The best of luck to you all
tulsa, glad you finally posted. hang in there and do this thing. Start a new post so we can better follow. It will be ok after the hell is over. If you've been lurking for 4 years then you know how this is done. Get with the Thomas resipe and do it. It will get better. Start a new post by asking a question. Tell us more about you. Feel the feelings and do this.
That is all that i am doing is feeling the feelings. I cannot tell you how that *****. I think and feel and that has not been a good thing. I am done. I had not one pill since yesterday. I tapered and suffered very little. Today all was good with the physical. It is my head that I am worried about. I feel like a case. I am not a drinker at all but for the past two days that is what i want, a drink. but again i am alone and i know that drinking alone is bad. I just want the screaming and crying to stop. i scream out loud and in my head. I can say in all honesty that i do believe those pills kept me from taking a header somewhere. because now that is just about all i think about. Of course, my ailments are more fierce than ever but i have been able to keep it at bay for now. i just did not realize emotional pain would be worse.
Hang in there tulsa.

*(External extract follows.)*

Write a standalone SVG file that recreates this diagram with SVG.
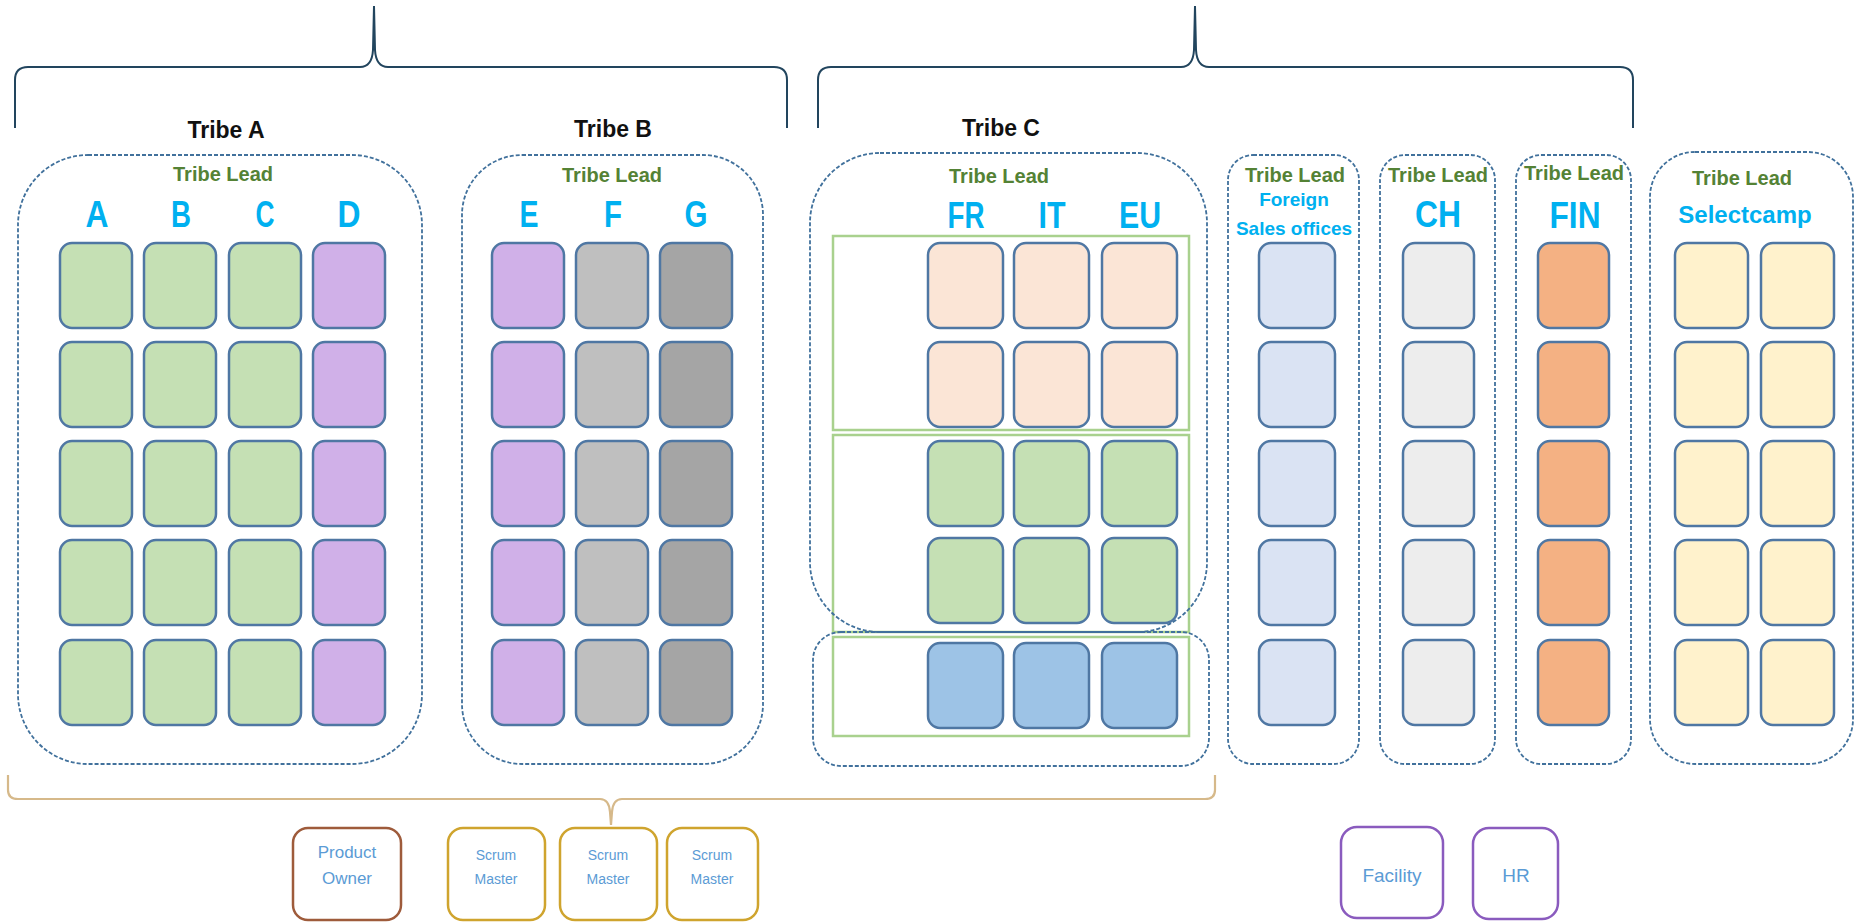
<svg xmlns="http://www.w3.org/2000/svg" width="1855" height="922" viewBox="0 0 1855 922">
<style>
.tile{stroke:#4F77A3;stroke-width:2.5}
.cont{fill:none;stroke:#41719C;stroke-width:1.8;stroke-dasharray:4 2}
.frame{fill:none;stroke:#A9D18E;stroke-width:2.5}
.brace{fill:none;stroke:#22455E;stroke-width:2}
.brace2{fill:none;stroke:#D6B98A;stroke-width:2.2}
.title{font-family:"Liberation Sans",Arial,sans-serif;font-weight:bold;font-size:23px;fill:#111;text-anchor:middle}
.lead{font-family:"Liberation Sans",Arial,sans-serif;font-weight:bold;font-size:20px;fill:#548235;text-anchor:middle}
.big{font-family:"Liberation Sans Narrow","Liberation Sans",Arial,sans-serif;font-weight:bold;font-size:37px;fill:#00B0F0;text-anchor:middle}
.blu{font-family:"Liberation Sans",Arial,sans-serif;font-weight:bold;fill:#00B0F0;text-anchor:middle}
.role{font-family:"Liberation Sans",Arial,sans-serif;fill:#5B9BD5;text-anchor:middle}
.g{fill:#C5E0B4}.p{fill:#D0B0E8}.lg{fill:#BFBFBF}.dg{fill:#A5A5A5}.pe{fill:#FBE5D6}.bl{fill:#9DC3E6}.lb{fill:#DAE3F3}.vg{fill:#EDEDED}.or{fill:#F4B183}.ye{fill:#FFF2CC}
</style>

<g id="connectors">
<path class="brace" d="M15,128 L15,80 Q15,67 28,67 L360,67 Q372,67 373,50 L374,6 L375,50 Q376,67 388,67 L774,67 Q787,67 787,80 L787,128"/>
<path class="brace" d="M818,128 L818,80 Q818,67 831,67 L1181,67 Q1193,67 1194,50 L1195,6 L1196,50 Q1197,67 1209,67 L1620,67 Q1633,67 1633,80 L1633,128"/>
<path class="brace2" d="M8,775 L8,790 Q8,799 18,799 L600,799 Q609,799 610,812 L611,825 L612,812 Q613,799 622,799 L1205,799 Q1215,799 1215,790 L1215,775"/>
</g>

<g id="tribeA">
<text class="title" x="226" y="138">Tribe A</text>
<rect class="cont" x="18" y="155" width="404" height="609" rx="70"/>
<text class="lead" x="223" y="181">Tribe Lead</text>
<text class="big" x="97" y="227" textLength="23" lengthAdjust="spacingAndGlyphs">A</text>
<text class="big" x="181" y="227" textLength="20" lengthAdjust="spacingAndGlyphs">B</text>
<text class="big" x="265" y="227" textLength="19" lengthAdjust="spacingAndGlyphs">C</text>
<text class="big" x="349" y="227" textLength="23" lengthAdjust="spacingAndGlyphs">D</text>
<g class="tile">
<rect class="g" x="60" y="243" width="72" height="85" rx="12"/><rect class="g" x="144" y="243" width="72" height="85" rx="12"/><rect class="g" x="229" y="243" width="72" height="85" rx="12"/><rect class="p" x="313" y="243" width="72" height="85" rx="12"/>
<rect class="g" x="60" y="342" width="72" height="85" rx="12"/><rect class="g" x="144" y="342" width="72" height="85" rx="12"/><rect class="g" x="229" y="342" width="72" height="85" rx="12"/><rect class="p" x="313" y="342" width="72" height="85" rx="12"/>
<rect class="g" x="60" y="441" width="72" height="85" rx="12"/><rect class="g" x="144" y="441" width="72" height="85" rx="12"/><rect class="g" x="229" y="441" width="72" height="85" rx="12"/><rect class="p" x="313" y="441" width="72" height="85" rx="12"/>
<rect class="g" x="60" y="540" width="72" height="85" rx="12"/><rect class="g" x="144" y="540" width="72" height="85" rx="12"/><rect class="g" x="229" y="540" width="72" height="85" rx="12"/><rect class="p" x="313" y="540" width="72" height="85" rx="12"/>
<rect class="g" x="60" y="640" width="72" height="85" rx="12"/><rect class="g" x="144" y="640" width="72" height="85" rx="12"/><rect class="g" x="229" y="640" width="72" height="85" rx="12"/><rect class="p" x="313" y="640" width="72" height="85" rx="12"/>
</g>
</g>

<g id="tribeB">
<text class="title" x="613" y="137">Tribe B</text>
<rect class="cont" x="462" y="155" width="301" height="609" rx="60"/>
<text class="lead" x="612" y="182">Tribe Lead</text>
<text class="big" x="529" y="227" textLength="19" lengthAdjust="spacingAndGlyphs">E</text>
<text class="big" x="613" y="227" textLength="18" lengthAdjust="spacingAndGlyphs">F</text>
<text class="big" x="696" y="227" textLength="23" lengthAdjust="spacingAndGlyphs">G</text>
<g class="tile">
<rect class="p" x="492" y="243" width="72" height="85" rx="12"/><rect class="lg" x="576" y="243" width="72" height="85" rx="12"/><rect class="dg" x="660" y="243" width="72" height="85" rx="12"/>
<rect class="p" x="492" y="342" width="72" height="85" rx="12"/><rect class="lg" x="576" y="342" width="72" height="85" rx="12"/><rect class="dg" x="660" y="342" width="72" height="85" rx="12"/>
<rect class="p" x="492" y="441" width="72" height="85" rx="12"/><rect class="lg" x="576" y="441" width="72" height="85" rx="12"/><rect class="dg" x="660" y="441" width="72" height="85" rx="12"/>
<rect class="p" x="492" y="540" width="72" height="85" rx="12"/><rect class="lg" x="576" y="540" width="72" height="85" rx="12"/><rect class="dg" x="660" y="540" width="72" height="85" rx="12"/>
<rect class="p" x="492" y="640" width="72" height="85" rx="12"/><rect class="lg" x="576" y="640" width="72" height="85" rx="12"/><rect class="dg" x="660" y="640" width="72" height="85" rx="12"/>
</g>
</g>

<g id="tribeC">
<text class="title" x="1001" y="136">Tribe C</text>
<rect class="frame" x="833" y="236" width="356" height="194"/>
<rect class="frame" x="833" y="435" width="356" height="197"/>
<rect class="frame" x="833" y="637" width="356" height="99"/>
<rect class="cont" x="810" y="153" width="397" height="479" rx="70"/>
<rect class="cont" x="813" y="632" width="396" height="134" rx="28"/>
<text class="lead" x="999" y="183">Tribe Lead</text>
<text class="big" x="966" y="228" textLength="37" lengthAdjust="spacingAndGlyphs">FR</text>
<text class="big" x="1052" y="228" textLength="27" lengthAdjust="spacingAndGlyphs">IT</text>
<text class="big" x="1140" y="228" textLength="42" lengthAdjust="spacingAndGlyphs">EU</text>
<g class="tile">
<rect class="pe" x="928" y="243" width="75" height="85" rx="12"/><rect class="pe" x="1014" y="243" width="75" height="85" rx="12"/><rect class="pe" x="1102" y="243" width="75" height="85" rx="12"/>
<rect class="pe" x="928" y="342" width="75" height="85" rx="12"/><rect class="pe" x="1014" y="342" width="75" height="85" rx="12"/><rect class="pe" x="1102" y="342" width="75" height="85" rx="12"/>
<rect class="g" x="928" y="441" width="75" height="85" rx="12"/><rect class="g" x="1014" y="441" width="75" height="85" rx="12"/><rect class="g" x="1102" y="441" width="75" height="85" rx="12"/>
<rect class="g" x="928" y="538" width="75" height="85" rx="12"/><rect class="g" x="1014" y="538" width="75" height="85" rx="12"/><rect class="g" x="1102" y="538" width="75" height="85" rx="12"/>
<rect class="bl" x="928" y="643" width="75" height="85" rx="12"/><rect class="bl" x="1014" y="643" width="75" height="85" rx="12"/><rect class="bl" x="1102" y="643" width="75" height="85" rx="12"/>
</g>
</g>

<g id="foreign">
<rect class="cont" x="1228" y="155" width="131" height="609" rx="25"/>
<text class="lead" x="1295" y="182">Tribe Lead</text>
<text class="blu" x="1294" y="206" font-size="19">Foreign</text>
<text class="blu" x="1294" y="235" font-size="19">Sales offices</text>
<g class="tile">
<rect class="lb" x="1259" y="243" width="76" height="85" rx="12"/>
<rect class="lb" x="1259" y="342" width="76" height="85" rx="12"/>
<rect class="lb" x="1259" y="441" width="76" height="85" rx="12"/>
<rect class="lb" x="1259" y="540" width="76" height="85" rx="12"/>
<rect class="lb" x="1259" y="640" width="76" height="85" rx="12"/>
</g>
</g>

<g id="ch">
<rect class="cont" x="1380" y="155" width="115" height="609" rx="25"/>
<text class="lead" x="1438" y="182">Tribe Lead</text>
<text class="big" x="1438" y="227" textLength="46" lengthAdjust="spacingAndGlyphs">CH</text>
<g class="tile">
<rect class="vg" x="1403" y="243" width="71" height="85" rx="12"/>
<rect class="vg" x="1403" y="342" width="71" height="85" rx="12"/>
<rect class="vg" x="1403" y="441" width="71" height="85" rx="12"/>
<rect class="vg" x="1403" y="540" width="71" height="85" rx="12"/>
<rect class="vg" x="1403" y="640" width="71" height="85" rx="12"/>
</g>
</g>

<g id="fin">
<rect class="cont" x="1516" y="155" width="115" height="609" rx="25"/>
<text class="lead" x="1574" y="180">Tribe Lead</text>
<text class="big" x="1575" y="228" textLength="51" lengthAdjust="spacingAndGlyphs">FIN</text>
<g class="tile">
<rect class="or" x="1538" y="243" width="71" height="85" rx="12"/>
<rect class="or" x="1538" y="342" width="71" height="85" rx="12"/>
<rect class="or" x="1538" y="441" width="71" height="85" rx="12"/>
<rect class="or" x="1538" y="540" width="71" height="85" rx="12"/>
<rect class="or" x="1538" y="640" width="71" height="85" rx="12"/>
</g>
</g>

<g id="selectcamp">
<rect class="cont" x="1650" y="152" width="203" height="612" rx="45"/>
<text class="lead" x="1742" y="185">Tribe Lead</text>
<text class="blu" x="1745" y="223" font-size="24">Selectcamp</text>
<g class="tile">
<rect class="ye" x="1675" y="243" width="73" height="85" rx="12"/><rect class="ye" x="1761" y="243" width="73" height="85" rx="12"/>
<rect class="ye" x="1675" y="342" width="73" height="85" rx="12"/><rect class="ye" x="1761" y="342" width="73" height="85" rx="12"/>
<rect class="ye" x="1675" y="441" width="73" height="85" rx="12"/><rect class="ye" x="1761" y="441" width="73" height="85" rx="12"/>
<rect class="ye" x="1675" y="540" width="73" height="85" rx="12"/><rect class="ye" x="1761" y="540" width="73" height="85" rx="12"/>
<rect class="ye" x="1675" y="640" width="73" height="85" rx="12"/><rect class="ye" x="1761" y="640" width="73" height="85" rx="12"/>
</g>
</g>

<g id="productOwner">
<rect x="293" y="828" width="108" height="92" rx="15" fill="#fff" stroke="#9E5B3B" stroke-width="2.5"/>
<text class="role" x="347" y="858" font-size="17">Product</text>
<text class="role" x="347" y="884" font-size="17">Owner</text>
</g>
<g id="scrum1">
<rect x="448" y="828" width="97" height="92" rx="15" fill="#fff" stroke="#CFA42E" stroke-width="2.5"/>
<text class="role" x="496" y="860" font-size="14">Scrum</text>
<text class="role" x="496" y="884" font-size="14">Master</text>
</g>
<g id="scrum2">
<rect x="560" y="828" width="97" height="92" rx="15" fill="#fff" stroke="#CFA42E" stroke-width="2.5"/>
<text class="role" x="608" y="860" font-size="14">Scrum</text>
<text class="role" x="608" y="884" font-size="14">Master</text>
</g>
<g id="scrum3">
<rect x="667" y="828" width="91" height="92" rx="15" fill="#fff" stroke="#CFA42E" stroke-width="2.5"/>
<text class="role" x="712" y="860" font-size="14">Scrum</text>
<text class="role" x="712" y="884" font-size="14">Master</text>
</g>
<g id="facility">
<rect x="1341" y="827" width="102" height="91" rx="16" fill="#fff" stroke="#8A5BBE" stroke-width="2.5"/>
<text class="role" x="1392" y="882" font-size="19">Facility</text>
</g>
<g id="hr">
<rect x="1473" y="828" width="85" height="91" rx="16" fill="#fff" stroke="#8A5BBE" stroke-width="2.5"/>
<text class="role" x="1516" y="882" font-size="19">HR</text>
</g>
</svg>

You have to remember coming of drugs is one of the hardest things you can do. You should be proud of yourself! Also when detoxing, your emotions come back. You've used drugs to block them for years. Now reality is setting in. It's scary but it gets much better. I used to cry watching a commercial on tv if it set something off in me. So please keep being strong. I'm really rooting for you! If you ever need some one to talk to. Or you need to vent. Send me a note, and I will send you my email. Take care Tulsa. And everyone else.